BEGIN Data shown
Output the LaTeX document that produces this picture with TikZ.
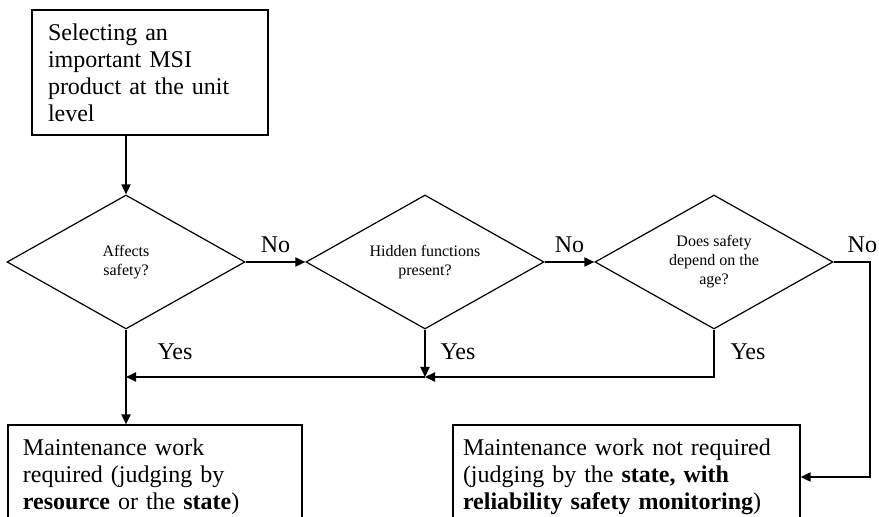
\documentclass[tikz,border=0pt]{standalone}
\usepackage{fontspec}
\setmainfont{Liberation Serif}
\usetikzlibrary{shapes.geometric,arrows.meta}

\begin{document}
\begin{tikzpicture}[x=0.5pt, y=-0.5pt,
  main/.style = {draw, rectangle, line width=0.6pt, align=left, inner ysep=2pt, font=\fontsize{12}{13.5}\selectfont},
  cond/.style = {draw, diamond, aspect=1.78, line width=0.6pt, minimum width=119pt, minimum height=67pt, inner sep=0pt, align=center, font=\fontsize{8}{9.5}\selectfont},
  lbl/.style = {font=\fontsize{12}{14}\selectfont},
  arr/.style = {line width=0.9pt, -{Triangle[length=5pt,width=4.5pt]}}]
\useasboundingbox (0,0) rectangle (879,517);
\clip (0,0) rectangle (879,517);

\node[main, minimum width=118pt, minimum height=62.5pt, text width=102pt, inner xsep=8pt] (1) at (150,72.5) {Selecting an\\important MSI\\product at the unit\\level};
\node[cond] (2) at (126,262) {Affects\\safety?};
\node[cond] (3) at (425,262) {Hidden functions\\present?};
\node[cond] (4) at (714,262) {Does safety\\depend on the\\age?};
\node[main, minimum width=147pt, minimum height=52pt, text width=132pt, inner xsep=7.5pt] (5) at (155,477) {Maintenance work\\required (judging by\\\textbf{resource} or the \textbf{state})};
\node[main, minimum width=173.5pt, minimum height=52pt, text width=163.5pt, inner xsep=5pt] (6) at (626.5,477) {Maintenance work not required\\(judging by the \textbf{state, with}\\\textbf{reliability safety monitoring})};
\coordinate (a) at (126,377);

\draw[arr] (1.south -| 2.north) -- (2.north);
\draw[arr] (2.east) -- node[lbl, above=1pt] {No} (3.west);
\draw[arr] (3.east) -- node[lbl, above=1pt] {No} (4.west);
\draw[arr] (4.east) -- node[lbl, above=1pt, pos=0.8] {No} ++(36,0) |- (6.east);
\draw[arr] (2.south) -- (2.south |- 5.north);
\draw[arr] (3.south) -- (3.south |- a);
\draw[arr] (4.south) |- (3.south |- a);
\draw[arr] (3.south |- a) -- (a);
\node[lbl] at (175,352) {Yes};
\node[lbl] at (458,352) {Yes};
\node[lbl] at (748,352) {Yes};
\end{tikzpicture}
\end{document}
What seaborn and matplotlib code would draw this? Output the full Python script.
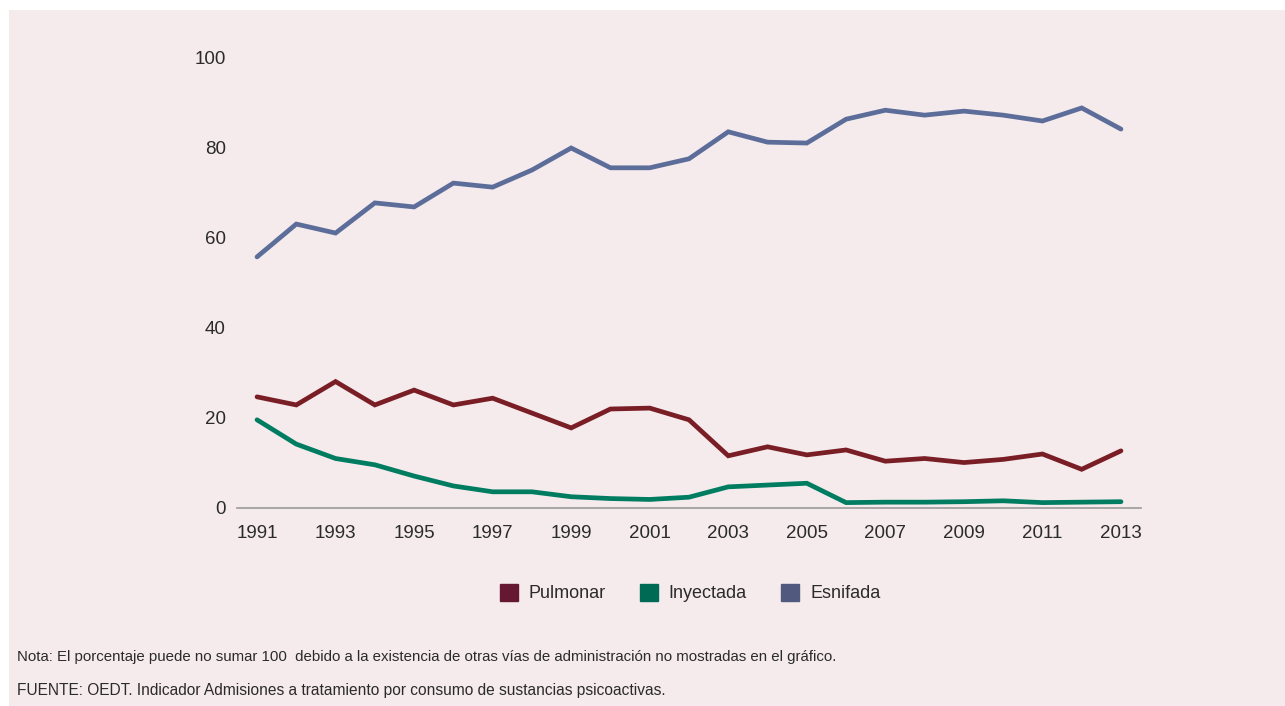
END Data shown
Go over the data above and copy every line that has the word "this" in it.

Output the LaTeX document that produces this picture with TikZ.
What seaborn and matplotlib code would draw this? Output the full Python script.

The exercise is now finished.